The case is solved in a day and the newspaper headlines make Jarda appear as a genius detective. But he knows there's more to the case, especially when his superiors and State Security want him to stop investigating. Although monetary reform plagues the Czech Republic, striking fear in the hearts of everyone, Hakl continues to go about his work diligently, with the political turmoil being forgotten in the background. It's evident that his son Tom and his wife Jitka (Sona Norisová) are merely nuisances and responsibilities that occasionally interfere with his undying mission. The next day, the post office is robbed, resulting in several deaths, including that of Vilem Foll, a killer known as "The Butcher." Hakl proceeds with the case, utilizing his various connections and resources to go behind Zenke's back. The ballistics expert, Vita Novak (Krystof Mucha), informs him that the bullets used in the post office shooting match weapons issued only to State Security, and not Janata, a notorious criminal that Zenke pins the crime to and whose body is later discovered mutilated by a train.
There's a mystery, conspiracy, and cover-up afoot, and everyone is intent on forcing Jarda out of the way. "In the Shadow" is wholeheartedly a film noir, going to great lengths to fit the part in style, cinematography, lighting, and minute details. Everyone is dressed like classic gangsters, sporting devilish black coupes, trenchcoats over suits and ties, leather gloves, and fedoras that intercept sparse illuminations of faces. The film definitely lives up to its name, casting immersive shadows on almost everything, sometimes making it difficult to decipher different characters. At one point, the electricity even goes out in Jarda's house, despite having little effect on the clarity of the scene. The ceaseless music chimes in too, as if to say calamitous events are always looming.
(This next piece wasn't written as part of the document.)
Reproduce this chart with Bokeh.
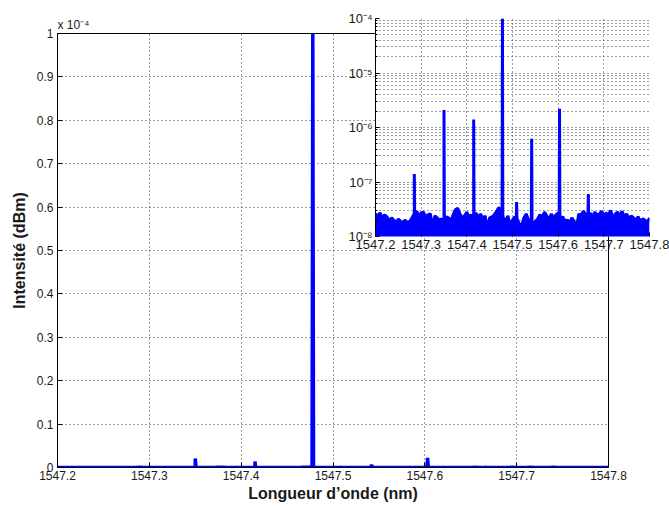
import numpy as np
from bokeh.plotting import figure
from bokeh.models import Range1d, FixedTicker, CustomJSTickFormatter, Title
from bokeh.layouts import column
from bokeh.embed import file_html
from bokeh.resources import INLINE

# ---------------- data ----------------
# noise floor, sampled every 0.005 nm from 1547.200 to 1547.800, in units of 1e-8
noise_1e8 = [
    2.6, 2.4, 2.7, 2.2, 2.5, 2.3, 1.9, 2.2, 2.0, 1.8,
    2.1, 1.9, 1.8, 2.0, 1.7, 1.9, 2.2, 2.6, 2.9, 2.4,
    2.7, 2.8, 2.3, 2.5, 2.6, 1.5, 2.4, 2.2, 2.0, 2.1,
    1.8, 2.3, 2.2, 1.9, 2.5, 3.1, 3.3, 2.6, 2.2, 2.4,
    2.8, 2.3, 2.5, 2.0, 2.7, 2.2, 2.6, 2.1, 2.4, 1.4,
    2.2, 2.3, 2.5, 2.9, 3.4, 2.9, 2.2, 1.9, 2.4, 1.6,
    2.0, 2.3, 2.1, 1.7, 1.6, 2.2, 2.6, 2.0, 1.8, 1.7,
    1.9, 2.1, 2.5, 2.3, 2.8, 2.4, 2.0, 2.6, 2.2, 2.5,
    2.7, 2.1, 2.3, 1.9, 2.0, 1.8, 2.2, 1.9, 1.4, 2.6,
    2.4, 2.9, 2.6, 2.2, 2.7, 2.3, 2.8, 2.5, 2.6, 2.9,
    2.4, 2.7, 2.5, 3.0, 2.2, 2.6, 2.8, 2.4, 2.9, 2.3,
    2.6, 2.1, 2.4, 2.2, 2.0, 2.3, 1.9, 2.1, 2.0, 1.8,
    2.2,
]
noise_start, noise_end = 1547.2, 1547.8

# spectral lines
peak_wl = [1547.285, 1547.350, 1547.415, 1547.478, 1547.509, 1547.542, 1547.603, 1547.666]
peak_val = [1.4e-7, 2.1e-6, 1.4e-6, 1.0e-4, 4.3e-8, 6.2e-7, 2.2e-6, 6.0e-8]

x_ticks = [1547.2, 1547.3, 1547.4, 1547.5, 1547.6, 1547.7, 1547.8]
y_ticks_lin = [0, 1e-5, 2e-5, 3e-5, 4e-5, 5e-5, 6e-5, 7e-5, 8e-5, 9e-5, 1e-4]
y_ticks_log = [1e-8, 1e-7, 1e-6, 1e-5, 1e-4]

# ---------------- assemble spectrum ----------------
noise_wl = np.linspace(noise_start, noise_end, len(noise_1e8))
floor = np.array(noise_1e8) * 1e-8
wl = list(noise_wl)
val = list(floor)
hw = 0.0008
for c, v in zip(peak_wl, peak_val):
    f = float(np.interp(c, noise_wl, floor))
    wl += [c - hw, c, c + hw]
    val += [f, v, f]
order = np.argsort(np.array(wl), kind="stable")
wl = np.array(wl)[order]
val = np.array(val)[order]

BLUE = "#0000ff"
FONT = "Liberation Sans"
TXT = "#1a1a1a"
GRID = "#3a3a3a"

H = 506
BL, BR = 57, 20   # common left/right borders (column aligns them)

# ---------------- main plot ----------------
p = figure(width=608 + BR, height=H, output_backend="svg", toolbar_location=None,
           x_range=Range1d(1547.2, 1547.8), y_range=Range1d(0, 1e-4),
           min_border_left=BL, min_border_right=BR, min_border_top=33, min_border_bottom=39)
p.outline_line_color = "black"
p.outline_line_width = 1
p.background_fill_color = "white"
p.border_fill_color = "white"

p.line(wl, val, line_width=3.5, color=BLUE)

lin_fmt = CustomJSTickFormatter(code="const v = Math.round(tick*1e5)/10; return v.toString();")
p.xaxis.ticker = FixedTicker(ticks=x_ticks)
p.yaxis.ticker = FixedTicker(ticks=y_ticks_lin)
p.yaxis.formatter = lin_fmt
for ax in p.axis:
    ax.major_tick_in = 5
    ax.major_tick_out = 0
    ax.minor_tick_line_color = None
    ax.axis_line_color = "black"
    ax.major_tick_line_color = "black"
    ax.major_label_text_font = FONT
    ax.major_label_text_font_size = "12px"
    ax.major_label_text_color = TXT
    ax.major_label_standoff = 4

p.yaxis.axis_label = "Intensité (dBm)"
p.yaxis.axis_label_text_font = FONT
p.yaxis.axis_label_text_font_size = "16px"
p.yaxis.axis_label_text_font_style = "bold"
p.yaxis.axis_label_text_color = TXT
p.yaxis.axis_label_standoff = 6

p.xaxis.major_label_standoff = 3
p.xaxis.axis_label = "Longueur d\u2019onde (nm)"
p.xaxis.axis_label_text_font = FONT
p.xaxis.axis_label_text_font_size = "16px"
p.xaxis.axis_label_text_font_style = "bold"
p.xaxis.axis_label_text_color = TXT
p.xaxis.axis_label_standoff = 2

for g in (p.xgrid, p.ygrid):
    g.grid_line_color = GRID
    g.grid_line_dash = "1 3"
    g.grid_line_width = 1
p.xgrid.ticker = FixedTicker(ticks=x_ticks)
p.ygrid.ticker = FixedTicker(ticks=y_ticks_lin)

p.title = Title(text="x 10\u207b\u2074", align="left", text_font=FONT, text_font_size="12px",
                text_font_style="normal", text_color=TXT, standoff=3, offset=0)

# ---------------- inset (log) ----------------
q_left, q_top = 375 - BL, 8
QW, QH = 649 + BR - q_left, 250
q = figure(width=QW, height=QH, output_backend="svg", toolbar_location=None,
           y_axis_type="log", x_range=Range1d(1547.2, 1547.8), y_range=Range1d(1e-8, 1e-4),
           min_border_left=BL, min_border_right=BR, min_border_top=10, min_border_bottom=22)
q.border_fill_color = None
q.background_fill_color = "white"
q.outline_line_color = None

q.varea(x=wl, y1=1e-9, y2=val, color=BLUE)
q.line(wl, val, line_width=3, color=BLUE)

minor_log = [k * d for d in y_ticks_log[:-1] for k in range(2, 10)]
log_fmt = CustomJSTickFormatter(code="""
const sup = {'-':'\u207b','0':'\u2070','1':'\u00b9','2':'\u00b2','3':'\u00b3','4':'\u2074','5':'\u2075','6':'\u2076','7':'\u2077','8':'\u2078','9':'\u2079'};
const e = Math.round(Math.log10(tick)).toString();
let s = '';
for (const ch of e) s += sup[ch];
return '10' + s;
""")
q.xaxis.ticker = FixedTicker(ticks=x_ticks)
q.yaxis.ticker = FixedTicker(ticks=y_ticks_log, minor_ticks=minor_log)
q.yaxis.formatter = log_fmt
for ax in q.axis:
    ax.major_tick_in = 4
    ax.major_tick_out = 0
    ax.minor_tick_in = 2
    ax.minor_tick_out = 0
    ax.major_label_text_font = FONT
    ax.major_label_text_font_size = "13px"
    ax.major_label_text_color = TXT
    ax.major_label_standoff = 3
    ax.axis_line_color = "black"
q.xaxis.axis_line_color = None
q.xaxis.minor_tick_line_color = None

q.xgrid.ticker = FixedTicker(ticks=x_ticks)
q.ygrid.ticker = FixedTicker(ticks=y_ticks_log, minor_ticks=minor_log)
for g in (q.xgrid, q.ygrid):
    g.grid_line_color = GRID
    g.grid_line_dash = "1 3"
q.ygrid.minor_grid_line_color = GRID
q.ygrid.minor_grid_line_dash = "1 3"

# overlap the inset onto the main plot with a negative top margin
q.margin = (-H + q_top, 0, H - q_top - QH, q_left)

layout = column(p, q)

open("out.html", "w").write(file_html(layout, INLINE))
And frequently they are, with Hakl's family being targeted for harm to persuade the captain to drop the ascertaining of clues.
Everyone seems to be hiding something; and as in many thrillers involving cops, corruption of those in power is inevitable. Actions are submerged in ulterior motives and hidden intentions - even roles with nothing to conceal struggle to veil their emotions and concerns. All of the characters are also tough, bitter, or hardened like the most typical roles found in a dark film noir - riddled with antiheroes brimming with distrust and paranoia. This lends to solitary sleuthing and the realization that justice must be pursued by the unafraid or it will be manufactured by the most influential. This theme causes the resolution to be bleak, tragic, and less affecting, detracting from the initial notion of unraveling a circuitous mystery worth solving.